Okura not:
Günün 11’i, Türkiye medyasındaki görüş ve yorum çeşitliliğini yansıtmak amacıyla hazırlanmaktadır. Aşağıda özetini bulacağınız yazıya yer vermemiz, içeriğini onayladığımız ve/veya desteklediğimiz anlamına gelmez.
Türkiye işçi sınıfı, 1 Mayıs 2025’e büyük bir tarihsel sorumlulukla giriyor. Emekçiler yalnızca ekonomik krizle değil, aynı zamanda iktidarın uyguladığı sınıfsal saldırı politikalarıyla karşı karşıya. Ücretlerin baskılandığı, sendikal hakların yok sayıldığı, grevlerin yasaklandığı bir düzende, 1 Mayıs sadece bir kutlama değil, iktidarın ve sermayenin siyasal ve ekonomik saldırılarına karşı bir kitlesel itiraz ve mücadele günü olarak tarihsel işlevini yeniden kazanıyor.
2025’e girerken işçi sınıfı bu karanlığı sessizlikle karşılamadı. Türkiye’nin dört bir yanında işçi direnişleri, grevler ve eylemler yaşandı. Son olarak 19 Mart operasyonları sonrasında üniversitelerden, proje okullarında yaşanan sürgünlerle birlikte liselerden gençlerin kitlesel eylemleri ülke gündemini belirledi.

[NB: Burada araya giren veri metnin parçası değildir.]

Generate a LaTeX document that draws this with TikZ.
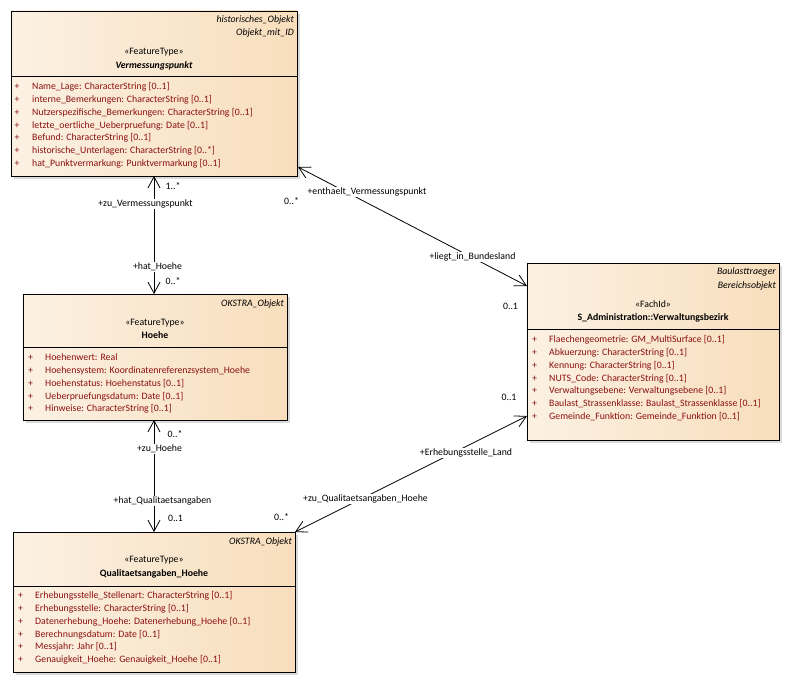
\documentclass[tikz,border=0pt]{standalone}
\usepackage{fontspec}
\setmainfont{Carlito}
\usetikzlibrary{arrows.meta,calc}
\definecolor{boxL}{HTML}{FBF1E3}
\definecolor{boxR}{HTML}{F8DEBC}
\definecolor{attrc}{HTML}{8B1010}
\definecolor{shadowc}{HTML}{DADADA}
\newcommand\umlattrs[5]{%
  \foreach \t [count=\i from 0] in {#5} {%
    \node[attrplus] (#1p\i) at (#2,{#4+12.9*\i}) {+};
    \node[attrtxt] (#1t\i) at (#3,{#4+12.9*\i}) {\t};
  }}
\begin{document}
\begin{tikzpicture}[x=1pt,y=-1pt,
  font=\fontsize{9.8}{12}\selectfont,
  umlbox/.style={draw=black, line width=0.8pt, left color=boxL, right color=boxR,
    inner sep=0pt, outer sep=0pt, rectangle},
  shadowbox/.style={fill=shadowc, draw=none},
  attrplus/.style={text=attrc, inner sep=0pt, anchor=mid},
  attrtxt/.style={text=attrc, inner sep=0pt, anchor=mid west},
  hdrR/.style={inner sep=0pt, anchor=mid east, font=\fontsize{9.8}{12}\selectfont\itshape},
  hdrC/.style={inner sep=0pt, anchor=mid},
  lbl/.style={fill=white, inner sep=1pt, anchor=mid},
  assoc/.style={line width=0.8pt, {Straight Barb[length=11pt,width=12pt]}-{Straight Barb[length=11pt,width=12pt]}},
]
\useasboundingbox (0,0) rectangle (790,682);

% ---------- Box 1: Vermessungspunkt ----------
\fill[shadowbox] (14,14) rectangle (300,179);
\node[umlbox, minimum width=286pt, minimum height=165pt] (vp) at (154,93.5) {};
\draw[line width=0.8pt] (vp.west |- 0,76) -- (vp.east |- 0,76);
\node[hdrR] (vph1) at (294,20) {historisches\_Objekt};
\node[hdrR] (vph2) at (294,33) {Objekt\_mit\_ID};
\node[hdrC] (vpst) at (154,52) {«FeatureType»};
\node[hdrC, font=\fontsize{9.8}{12}\selectfont\bfseries\itshape] (vpn) at (154,66) {Vermessungspunkt};
\umlattrs{vp}{17}{32}{87}{Name\_Lage: CharacterString [0..1],
 interne\_Bemerkungen: CharacterString [0..1],
 Nutzerspezifische\_Bemerkungen: CharacterString [0..1],
 letzte\_oertliche\_Ueberpruefung: Date [0..1],
 Befund: CharacterString [0..1],
 historische\_Unterlagen: CharacterString [0..*],
 hat\_Punktvermarkung: Punktvermarkung [0..1]}

% ---------- Box 2: Hoehe ----------
\fill[shadowbox] (26,297) rectangle (290,423);
\node[umlbox, minimum width=264pt, minimum height=126pt] (ho) at (155,357) {};
\draw[line width=0.8pt] (ho.west |- 0,347) -- (ho.east |- 0,347);
\node[hdrR] (hoh1) at (284,304) {OKSTRA\_Objekt};
\node[hdrC] (host) at (155,323) {«FeatureType»};
\node[hdrC, font=\fontsize{9.8}{12}\selectfont\bfseries] (hon) at (155,336) {Hoehe};
\umlattrs{ho}{30.5}{45}{358}{Hoehenwert: Real,
 Hoehensystem: Koordinatenreferenzsystem\_Hoehe,
 Hoehenstatus: Hoehenstatus [0..1],
 Ueberpruefungsdatum: Date [0..1],
 Hinweise: CharacterString [0..1]}

% ---------- Box 3: Qualitaetsangaben_Hoehe ----------
\fill[shadowbox] (16,535) rectangle (298,675);
\node[umlbox, minimum width=282pt, minimum height=140pt] (qa) at (154,602) {};
\draw[line width=0.8pt] (qa.west |- 0,586) -- (qa.east |- 0,586);
\node[hdrR] (qah1) at (292,542) {OKSTRA\_Objekt};
\node[hdrC] (qast) at (154,560) {«FeatureType»};
\node[hdrC, font=\fontsize{9.8}{12}\selectfont\bfseries] (qan) at (154,574) {Qualitaetsangaben\_Hoehe};
\umlattrs{qa}{20.5}{35}{596}{Erhebungsstelle\_Stellenart: CharacterString [0..1],
 Erhebungsstelle: CharacterString [0..1],
 Datenerhebung\_Hoehe: Datenerhebung\_Hoehe [0..1],
 Berechnungsdatum: Date [0..1],
 Messjahr: Jahr [0..1],
 Genauigkeit\_Hoehe: Genauigkeit\_Hoehe [0..1]}

% ---------- Box 4: Verwaltungsbezirk ----------
\fill[shadowbox] (530,266) rectangle (782,443);
\node[umlbox, minimum width=252pt, minimum height=177pt] (vb) at (653,351.5) {};
\draw[line width=0.8pt] (vb.west |- 0,329) -- (vb.east |- 0,329);
\node[hdrR] (vbh1) at (776,272) {Baulasttraeger};
\node[hdrR] (vbh2) at (776,286) {Bereichsobjekt};
\node[hdrC] (vbst) at (653,305) {«FachId»};
\node[hdrC, font=\fontsize{9.8}{12}\selectfont\bfseries] (vbn) at (653,318) {S\_Administration::Verwaltungsbezirk};
\umlattrs{vb}{534.5}{549}{340}{Flaechengeometrie: GM\_MultiSurface [0..1],
 Abkuerzung: CharacterString [0..1],
 Kennung: CharacterString [0..1],
 NUTS\_Code: CharacterString [0..1],
 Verwaltungsebene: Verwaltungsebene [0..1],
 Baulast\_Strassenklasse: Baulast\_Strassenklasse [0..1],
 Gemeinde\_Funktion: Gemeinde\_Funktion [0..1]}

% ---------- Connectors ----------
\coordinate (c1a) at (154,176);
\coordinate (c1b) at (154,294);
\draw[assoc] (c1a) -- (c1b);
\coordinate (c2a) at (154,420);
\coordinate (c2b) at (154,532);
\draw[assoc] (c2a) -- (c2b);
\coordinate (c3a) at (298,167);
\coordinate (c3b) at (527,286);
\draw[assoc] (c3a) -- (c3b);
\coordinate (c4a) at (295,532);
\coordinate (c4b) at (527,416);
\draw[assoc] (c4a) -- (c4b);

% ---------- Connector labels ----------
\node[lbl] (l1) at (173,187) {1..*};
\node[lbl] (l2) at (145.5,204) {+zu\_Vermessungspunkt};
\node[lbl] (l3) at (157.5,267) {+hat\_Hoehe};
\node[lbl] (l4) at (173,282) {0..*};
\node[lbl] (l5) at (175,435) {0..*};
\node[lbl] (l6) at (159.5,449) {+zu\_Hoehe};
\node[lbl] (l7) at (162.5,501) {+hat\_Qualitaetsangaben};
\node[lbl] (l8) at (175.5,519) {0..1};
\node[lbl] (l9) at (367,192) {+enthaelt\_Vermessungspunkt};
\node[lbl] (l10) at (291.5,202) {0..*};
\node[lbl] (l11) at (472.5,257) {+liegt\_in\_Bundesland};
\node[lbl] (l12) at (510.5,307) {0..1};
\node[lbl] (l13) at (509,398) {0..1};
\node[lbl] (l14) at (466,453) {+Erhebungsstelle\_Land};
\node[lbl] (l15) at (365.5,499) {+zu\_Qualitaetsangaben\_Hoehe};
\node[lbl] (l16) at (281.5,518) {0..*};
\end{tikzpicture}
\end{document}
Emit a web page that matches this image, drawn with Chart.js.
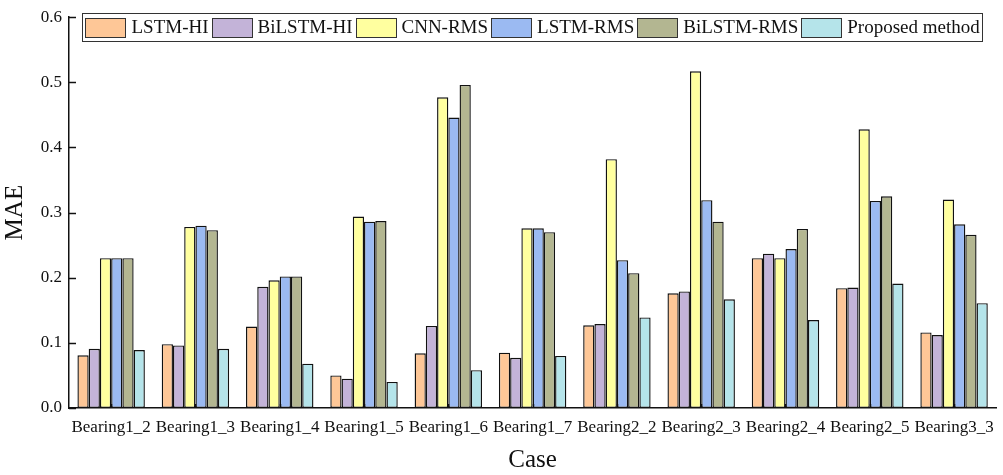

Başta işçi sınıfı mücadelesi olmak üzere, farklı alanlardan yükselen kitlesel itirazların 1 Mayıs’ta alanlarda birleşmesi, hak arama mücadelesinin geleceği açısından ayrı bir önem taşıyor.
Bu yıl 1 Mayıs’a katılmak, sefalet ücretlerine, güvencesizliğe, sendikasızlığa, seçme ve seçilme hakkı başta olmak üzere hak gasplarına ve iktidarın siyasal baskılarına karşı bir direniş iradesi ortaya koymak anlamına gelecek. 1 Mayıs’ta ülkenin her yerinde ekonomik ve siyasal taleplerle alanlara çıkmak, sermayeye ve onun sözcüsü iktidara örgütlü emeğin tarihsel gücünü yeniden hatırlatmak, ekonomik-siyasal karakterli saldırılar artarken meydanın boş olmadığını göstermek gerekiyor. İktidarın yarattığı korku ikliminin dağılmaya başladığı böylesine önemli bir dönemde 1 Mayıs emeğin yeniden ayağa kalktığı, umudun büyütüldüğü yeni bir mücadele döneminin görkemli bir başlangıcı olmalıdır. Bunun için sendikalar ve emek örgütleri başta olmak üzere, her kesimin 1 Mayıs’ın kitlesel, yaygın ve güçlü olması için çalışması gerekiyor.